Até segunda ordem, o Santo Antônio Harém do Carmo começará com concentração, seguirá com fanfarra pelo bairro e terminará com festa privada na Chácara do Baluarte. 

Um grupo de organizadores do bloco De Hoje a 8  - um dos mais tradicionais do bairro e ameaça não desfilar no mesmo dia do Harém - falou aos moradores: “Estamos aqui enquanto corpo coletivo. Emitimos nota sobre nossa possível saída [do Carnaval], que nada tem a ver com a Harém. Nosso carnaval é livre, sem cordas, sem padrão [...] Esse bairro se tornará um circuito? Precisamos entender. A presença do Harém aqui mostra que esse lugar pode se tornar um circuito”, afirmaram.

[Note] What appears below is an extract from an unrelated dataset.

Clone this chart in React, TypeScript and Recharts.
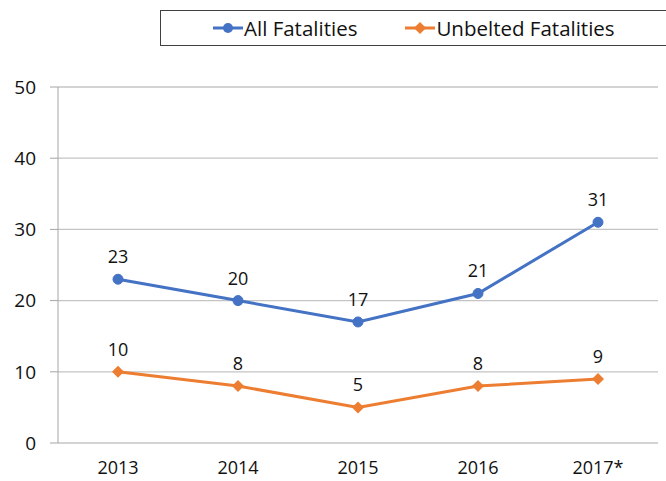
import React from 'react'
import { LineChart, Line, XAxis, YAxis, CartesianGrid, LabelList } from 'recharts'

const YEARS = ['2013', '2014', '2015', '2016', '2017*']
const ALL_FATALITIES = [23, 20, 17, 21, 31]
const UNBELTED_FATALITIES = [10, 8, 5, 8, 9]
const Y_TICKS = [0, 10, 20, 30, 40, 50]
const BAND_EDGES = [0, 1, 2, 3, 4, 5]

const BLUE = '#4472C4'
const ORANGE = '#ED7D31'
const FONT = '"Open Sans", sans-serif'

const data = YEARS.map((year, i) => ({
  year,
  idx: i + 0.5,
  all: ALL_FATALITIES[i],
  unbelted: UNBELTED_FATALITIES[i],
}))

const Diamond = ({ cx, cy }: any) => {
  if (cx == null || cy == null) return null
  const r = 6
  return (
    <polygon
      points={`${cx},${cy - r} ${cx + r},${cy} ${cx},${cy + r} ${cx - r},${cy}`}
      fill={ORANGE}
    />
  )
}

const LegendItem = ({ color, label, diamond, gap }: any) => (
  <span style={{ display: 'inline-flex', alignItems: 'center', marginRight: gap }}>
    <svg width={30} height={14} style={{ marginRight: 1 }}>
      <line x1={0} y1={7} x2={30} y2={7} stroke={color} strokeWidth={3} />
      {diamond ? (
        <polygon points="15,1 21,7 15,13 9,7" fill={color} />
      ) : (
        <circle cx={15} cy={7} r={5} fill={color} />
      )}
    </svg>
    {label}
  </span>
)

export default function App() {
  return (
    <div style={{ position: 'relative', width: 666, height: 481, background: '#ffffff', fontFamily: FONT }}>
      <style>{`body{margin:0}`}</style>
      <div
        style={{
          position: 'absolute',
          left: 160,
          top: 10,
          width: 520,
          height: 36,
          border: '1px solid #404040',
          boxSizing: 'border-box',
          display: 'flex',
          alignItems: 'center',
          paddingLeft: 52,
          fontSize: 20.5,
          color: '#111',
          zIndex: 2,
          background: '#fff',
        }}
      >
        <LegendItem color={BLUE} label="All Fatalities" gap={48} />
        <LegendItem color={ORANGE} label="Unbelted Fatalities" diamond gap={0} />
      </div>
      <LineChart
        width={666}
        height={481}
        data={data}
        margin={{ top: 87, right: 8, bottom: 0, left: 0 }}
      >
        <CartesianGrid vertical={false} stroke="#c4c4c4" strokeWidth={1.3} />
        <XAxis
          xAxisId="edges"
          dataKey="idx"
          type="number"
          domain={[0, 5]}
          ticks={BAND_EDGES}
          tickFormatter={() => ''}
          tickSize={6}
          stroke="#a6a6a6"
          height={0}
        />
        <XAxis
          dataKey="year"
          axisLine={false}
          tickLine={false}
          tickSize={0}
          tickMargin={18}
          height={38}
          padding={{ left: 60, right: 60 }}
          tick={{ fill: '#111', fontSize: 18, fontFamily: FONT }}
        />
        <YAxis
          domain={[0, 50]}
          ticks={Y_TICKS}
          width={58}
          tickSize={8}
          tickMargin={14}
          stroke="#a6a6a6"
          tick={{ fill: '#111', fontSize: 19, fontFamily: FONT }}
        />
        <Line
          dataKey="all"
          stroke={BLUE}
          strokeWidth={3}
          dot={{ r: 5, fill: BLUE, stroke: BLUE, strokeWidth: 1 }}
          isAnimationActive={false}
        >
          <LabelList dataKey="all" position="top" offset={16} fill="#111" fontSize={18} fontFamily={FONT} />
        </Line>
        <Line
          dataKey="unbelted"
          stroke={ORANGE}
          strokeWidth={3}
          dot={<Diamond />}
          isAnimationActive={false}
        >
          <LabelList dataKey="unbelted" position="top" offset={16} fill="#111" fontSize={18} fontFamily={FONT} />
        </Line>
      </LineChart>
    </div>
  )
}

O Santo Antônio não é considerado oficialmente um circuito de Carnaval. Para isso, inicialmente, um projeto deveria ser submetido ao Comcar. O mais próximo dali é o Circuito Batatinha, formalizado em 1995. 

O cantor e compositor Juraci Tavares, morador do Santo Antônio há 35 anos, ironizou, a essa altura: “Não dá para pedir para o Santo Antônio tirar o pé do chão... Ele não aguenta. Não precisa ficar dizendo o que a gente [o bairro] é”. O tempo de moradia no bairro, inclusive, foi adotado como critério de relevância das opiniões entre os mais antigos. “Oxe, eu nunca nem vi essa pessoa aqui. Chegou outro dia e já tá achando que é dona é?”, reclamou a artesã Kátia Lustosa ao ver um rapaz ficar á frente da discussão.

Mesmo sem nenhuma decisão, não há nenhum novo encontro programado. “Agora, eles [moradores] que se reúnam. Daí, nos convocam”, declarou Eliana Pedrosa.

A Prefeitura de Salvador decidiu intervir, como noticiou a Satélite após publicação da matéria de domingo, nas festas já autorizadas ou com pedido de análise no bairro. Pretende, com isso, apaziguar o conflito entre moradores, produtores e poder público. Conflito carregado de muitas certezas quase sempre não compartilhadas.